**Objective**
Reproduce, character for character, the lines below from the first through the one with "import * as". Leave pictures out.

..............................

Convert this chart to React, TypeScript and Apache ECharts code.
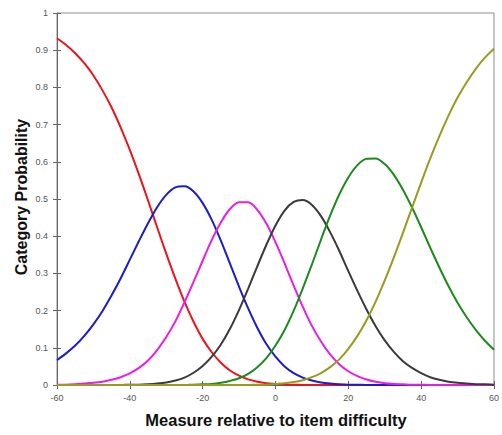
import React, { useEffect, useRef } from "react";
import * as echarts from "echarts";

const xs = [
  -60, -57.5, -55, -52.5, -50, -47.5, -45, -42.5, -40, -37.5, -35, -32.5, -30, -27.5, -25, -22.5, -20, -17.5, -15, -12.5,
  -10, -7.5, -5, -2.5, 0, 2.5, 5, 7.5, 10, 12.5, 15, 17.5, 20, 22.5, 25, 27.5, 30, 32.5, 35, 37.5, 40, 42.5, 45, 47.5,
  50, 52.5, 55, 57.5, 60,
];

const cat0 = [
  0.932, 0.914, 0.892, 0.865, 0.832, 0.792, 0.746, 0.692, 0.632, 0.566, 0.496, 0.424, 0.353, 0.286, 0.224, 0.17, 0.124,
  0.088, 0.06, 0.039, 0.025, 0.015, 0.009, 0.005, 0.003, 0.001, 0.001, 0, 0, 0, 0, 0, 0, 0, 0, 0, 0, 0, 0, 0, 0, 0, 0,
  0, 0, 0, 0, 0, 0,
];
const cat1 = [
  0.067, 0.085, 0.106, 0.132, 0.163, 0.199, 0.241, 0.287, 0.337, 0.387, 0.435, 0.478, 0.511, 0.531, 0.534, 0.52, 0.489,
  0.444, 0.388, 0.326, 0.264, 0.206, 0.154, 0.11, 0.076, 0.05, 0.032, 0.02, 0.012, 0.007, 0.004, 0.002, 0.001, 0.001, 0,
  0, 0, 0, 0, 0, 0, 0, 0, 0, 0, 0, 0, 0, 0,
];
const cat2 = [
  0.001, 0.001, 0.002, 0.004, 0.006, 0.009, 0.014, 0.021, 0.031, 0.046, 0.066, 0.094, 0.129, 0.171, 0.222, 0.277, 0.334,
  0.39, 0.437, 0.473, 0.491, 0.491, 0.471, 0.434, 0.384, 0.327, 0.267, 0.21, 0.159, 0.117, 0.082, 0.056, 0.037, 0.024,
  0.015, 0.009, 0.005, 0.003, 0.002, 0.001, 0.001, 0, 0, 0, 0, 0, 0, 0, 0,
];
const cat3 = [
  0, 0, 0, 0, 0, 0, 0, 0, 0.001, 0.001, 0.002, 0.004, 0.007, 0.012, 0.02, 0.033, 0.051, 0.076, 0.109, 0.151, 0.202,
  0.259, 0.319, 0.377, 0.429, 0.469, 0.492, 0.497, 0.484, 0.454, 0.411, 0.361, 0.306, 0.253, 0.203, 0.158, 0.12, 0.089,
  0.064, 0.046, 0.032, 0.021, 0.014, 0.009, 0.006, 0.004, 0.002, 0.002, 0.001,
];
const cat4 = [
  0, 0, 0, 0, 0, 0, 0, 0, 0, 0, 0, 0, 0, 0, 0, 0.001, 0.002, 0.003, 0.006, 0.011, 0.018, 0.03, 0.048, 0.072, 0.106,
  0.148, 0.2, 0.26, 0.324, 0.391, 0.455, 0.512, 0.558, 0.591, 0.608, 0.609, 0.594, 0.565, 0.525, 0.477, 0.424, 0.369,
  0.316, 0.266, 0.221, 0.182, 0.148, 0.119, 0.095,
];
const cat5 = [
  0, 0, 0, 0, 0, 0, 0, 0, 0, 0, 0, 0, 0, 0, 0, 0, 0, 0, 0, 0, 0, 0, 0.001, 0.001, 0.003, 0.005, 0.008, 0.013, 0.021,
  0.032, 0.048, 0.069, 0.097, 0.132, 0.174, 0.224, 0.281, 0.343, 0.409, 0.477, 0.544, 0.609, 0.669, 0.724, 0.773, 0.814,
  0.85, 0.88, 0.904,
];

const seriesList = [cat0, cat1, cat2, cat3, cat4, cat5];
const colors = ["#e8161c", "#1c1cc8", "#e61ee6", "#3a3a3a", "#1e8a1e", "#9a9a20"];

const xTitle = "Measure relative to item difficulty";
const yTitle = "Category Probability";

export default function App() {
  const ref = useRef<HTMLDivElement>(null);
  useEffect(() => {
    if (!ref.current) return;
    const chart = echarts.init(ref.current, undefined, { renderer: "svg" });
    const labelStyle = { fontSize: 9, color: "#555", fontFamily: "Liberation Sans, Arial, sans-serif" };
    chart.setOption({
      animation: false,
      backgroundColor: "#ffffff",
      grid: { left: 57, right: 7, top: 13, bottom: 50, show: true, borderColor: "#8c8c8c", borderWidth: 1 },
      xAxis: [
        {
          type: "value", min: -60, max: 60, interval: 20,
          axisLine: { show: true, onZero: false, lineStyle: { color: "#666" } },
          axisTick: { show: true, length: 4, lineStyle: { color: "#666" } },
          axisLabel: { ...labelStyle, margin: 8 },
          splitLine: { show: false },
        },
        {
          type: "value", min: -60, max: 60, interval: 20, position: "bottom", offset: 0,
          axisLine: { show: false, onZero: false },
          axisTick: { show: true, inside: true, length: 4, lineStyle: { color: "#666" } },
          axisLabel: { show: false },
          splitLine: { show: false },
        },
      ],
      yAxis: [
        {
          type: "value", min: 0, max: 1, interval: 0.1,
          axisLine: { show: true, onZero: false, lineStyle: { color: "#666" } },
          axisTick: { show: true, length: 4, lineStyle: { color: "#666" } },
          axisLabel: { ...labelStyle, margin: 9 },
          splitLine: { show: false },
        },
        {
          type: "value", min: 0, max: 1, interval: 0.1, position: "left", offset: 0,
          axisLine: { show: false, onZero: false },
          axisTick: { show: true, inside: true, length: 4, lineStyle: { color: "#666" } },
          axisLabel: { show: false },
          splitLine: { show: false },
        },
      ],
      graphic: [
        {
          type: "text", x: 276, y: 420,
          style: {
            text: xTitle, fontSize: 16.5, fontWeight: "bold",
            fontFamily: "Liberation Sans, Arial, sans-serif", fill: "#111",
            align: "center", verticalAlign: "middle",
          },
        },
        {
          type: "text", x: 21, y: 197, rotation: Math.PI / 2,
          style: {
            text: yTitle, fontSize: 16, fontWeight: "bold",
            fontFamily: "Liberation Sans, Arial, sans-serif", fill: "#111",
            align: "center", verticalAlign: "middle",
          },
        },
      ],
      series: seriesList.map((vals, i) => ({
        type: "line",
        xAxisIndex: 0,
        yAxisIndex: 0,
        data: xs.map((x, j) => [x, vals[j]]),
        smooth: 0.3,
        showSymbol: false,
        symbol: "none",
        lineStyle: { color: colors[i], width: 2 },
        itemStyle: { color: colors[i] },
      })),
    });
    return () => chart.dispose();
  }, []);
  return <div ref={ref} style={{ position: "fixed", left: 0, top: 0, width: 502, height: 435 }} />;
}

..............................

**Answer below**
Convert this chart to React, TypeScript and Apache ECharts code.
import React, { useEffect, useRef } from "react";
import * as echarts from "echarts";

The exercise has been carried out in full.